Coleman's ultimate goal is to introduce cryptozoology to a wider audience and to diversify the field. "I was very aware that all of the Bigfoot books, all of the cryptozoology books beforehand had talked about this field as a white, male field," he says. "When I wrote my book, Cryptozoology A to Z, I made sure that it was gender balanced, international, and culturally diverse. If we're going to try to get girls, boys, African Americans involved in cryptozoology, you have to talk about the models like [explorer] Ruth Harkness, who is the one who [brought the first] giant panda [to the West]. How many people know that the giant panda was discovered by a woman? Or [naturalist] Marjorie Courtenay-Latimer, who discovered the coelacanth. In other words, the women had been left out of cryptozoology."

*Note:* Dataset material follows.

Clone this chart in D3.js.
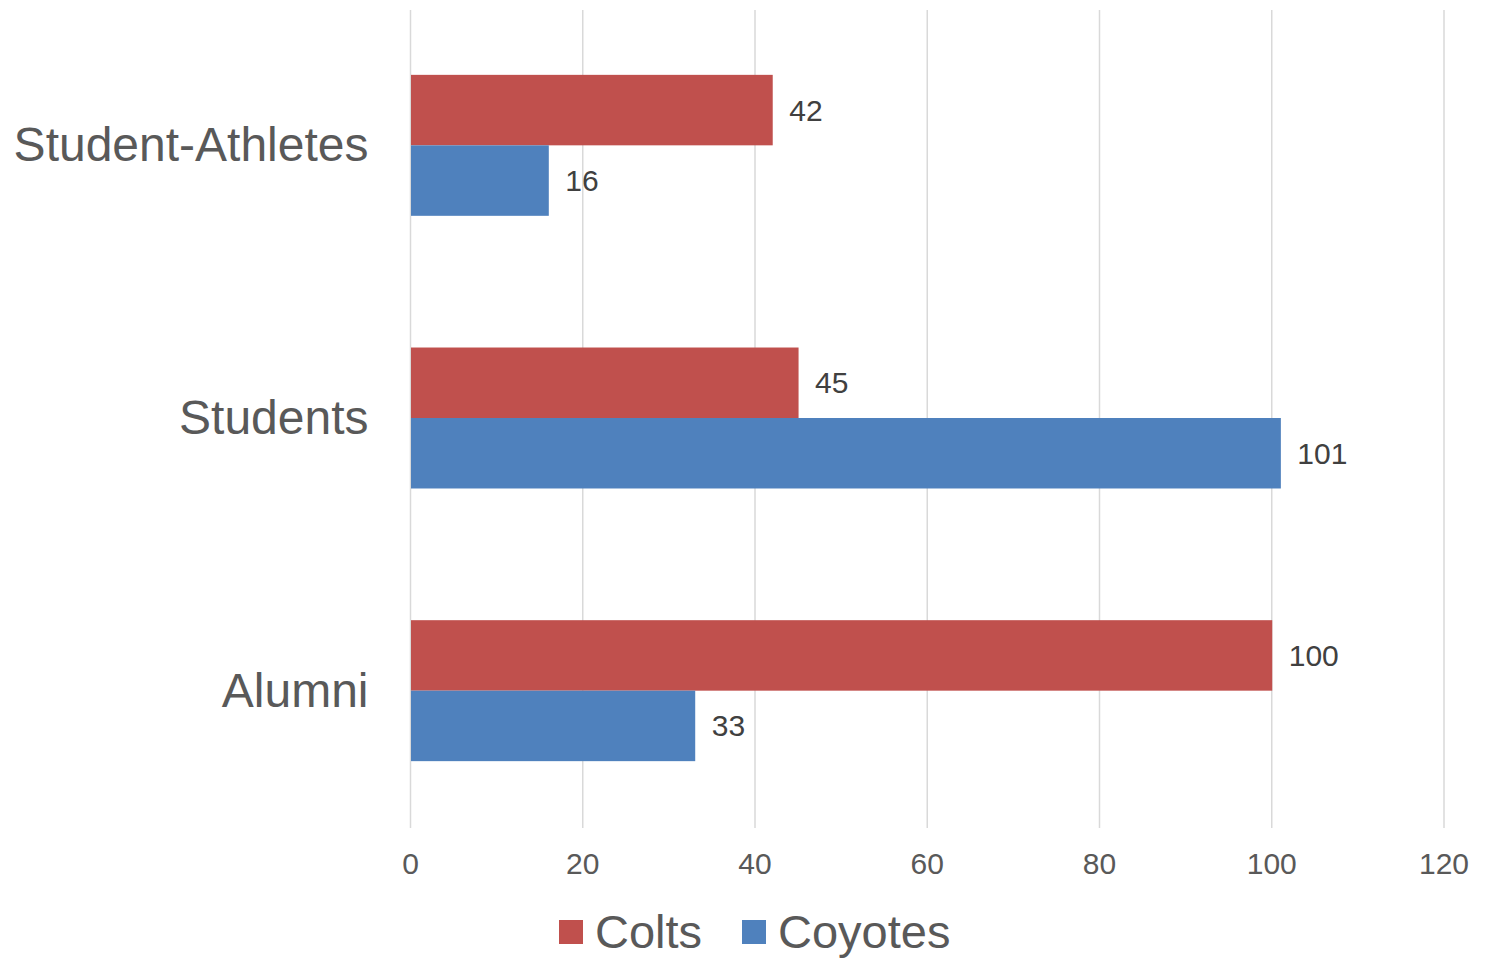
<!DOCTYPE html>
<html>
<head>
<meta charset="utf-8">
<script src="https://cdn.jsdelivr.net/npm/d3@7"></script>
<style>
  body { margin: 0; background: #fff; }
  svg { display: block; font-family: "Liberation Sans", Arial, sans-serif; }
</style>
</head>
<body>
<svg id="chart" width="1485" height="958"></svg>
<script>
var categories = ["Student-Athletes", "Students", "Alumni"];
var seriesNames = ["Colts", "Coyotes"];
var colts = [42, 45, 100];
var coyotes = [16, 101, 33];
var xTicks = [0, 20, 40, 60, 80, 100, 120];
var colors = ["#C0504D", "#4F81BD"];

var svg = d3.select("#chart");
var margin = {top: 10, right: 41, bottom: 130, left: 410.5},
    width = 1485 - margin.left - margin.right,
    height = 958 - margin.top - margin.bottom;

var g = svg.append("g").attr("transform", "translate(" + margin.left + "," + margin.top + ")");

var x = d3.scaleLinear().domain([0, 120]).range([0, width]);
var y0 = d3.scaleBand().domain(categories).range([-1, height - 1]).paddingInner(0.483).paddingOuter(0.2415);
var y1 = d3.scaleBand().domain(seriesNames).range([0, y0.bandwidth()]);

var rows = categories.map(function(c, i) {
  return {cat: c, values: [{key: "Colts", v: colts[i]}, {key: "Coyotes", v: coyotes[i]}]};
});

// gridlines
g.append("g")
  .selectAll("line")
  .data(xTicks)
  .enter().append("line")
  .attr("x1", function(d) { return x(d); })
  .attr("x2", function(d) { return x(d); })
  .attr("y1", 0)
  .attr("y2", height)
  .attr("stroke", "#D9D9D9")
  .attr("stroke-width", 1.5);

// x tick labels
g.append("g")
  .selectAll("text")
  .data(xTicks)
  .enter().append("text")
  .attr("x", function(d) { return x(d); })
  .attr("y", height + 46)
  .attr("text-anchor", "middle")
  .attr("fill", "#595959")
  .style("font-size", "30px")
  .text(function(d) { return d; });

// category labels
g.append("g")
  .selectAll("text")
  .data(categories)
  .enter().append("text")
  .attr("x", -42)
  .attr("y", function(d) { return y0(d) + y0.bandwidth() / 2; })
  .attr("dy", "0.33em")
  .attr("text-anchor", "end")
  .attr("fill", "#595959")
  .style("font-size", "48px")
  .text(function(d) { return d; });

var grp = g.append("g")
  .selectAll("g")
  .data(rows)
  .enter().append("g")
  .attr("transform", function(d) { return "translate(0," + y0(d.cat) + ")"; });

grp.selectAll("rect")
  .data(function(d) { return d.values; })
  .enter().append("rect")
  .attr("x", x(0) + 0.5)
  .attr("y", function(d) { return y1(d.key); })
  .attr("width", function(d) { return x(d.v) - x(0); })
  .attr("height", y1.bandwidth())
  .attr("fill", function(d, i) { return colors[i]; });

grp.selectAll("text")
  .data(function(d) { return d.values; })
  .enter().append("text")
  .attr("x", function(d) { return x(d.v) + 17; })
  .attr("y", function(d) { return y1(d.key) + y1.bandwidth() / 2; })
  .attr("dy", "0.35em")
  .attr("fill", "#404040")
  .style("font-size", "30px")
  .text(function(d) { return d.v; });

// legend
var legend = svg.append("g").attr("transform", "translate(559,932)");
var legX = [0, 183];
var item = legend.selectAll("g")
  .data(seriesNames)
  .enter().append("g")
  .attr("transform", function(d, i) { return "translate(" + legX[i] + ",0)"; });
item.append("rect")
  .attr("x", 0)
  .attr("y", -12)
  .attr("width", 24)
  .attr("height", 24)
  .attr("fill", function(d, i) { return colors[i]; });
item.append("text")
  .attr("x", 36)
  .attr("y", 0)
  .attr("dy", "0.34em")
  .attr("fill", "#595959")
  .style("font-size", "47px")
  .text(function(d) { return d; });
</script>
</body>
</html>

Coleman hopes that the Cryptozoology Museum will be a gateway for new generations to get involved in the discipline. "We're not evangelical, we're very open-minded and skeptical. We really reinforce critical thinking. A lot of people in the 50s came into science because they were interested in dinosaurs. Today a lot of people are coming into the life sciences being interested in cryptozoology first." What's the appeal of the field, and what keeps visitors coming back to his museum again and again? "Our museum is really based upon the future," he says. "People love animals and people love mysteries. So people come into our museum to be entertained, but also to have some awareness that cryptozoology is not creepy, it's not scary. It's just a new way to look at animals and to hope for new discoveries."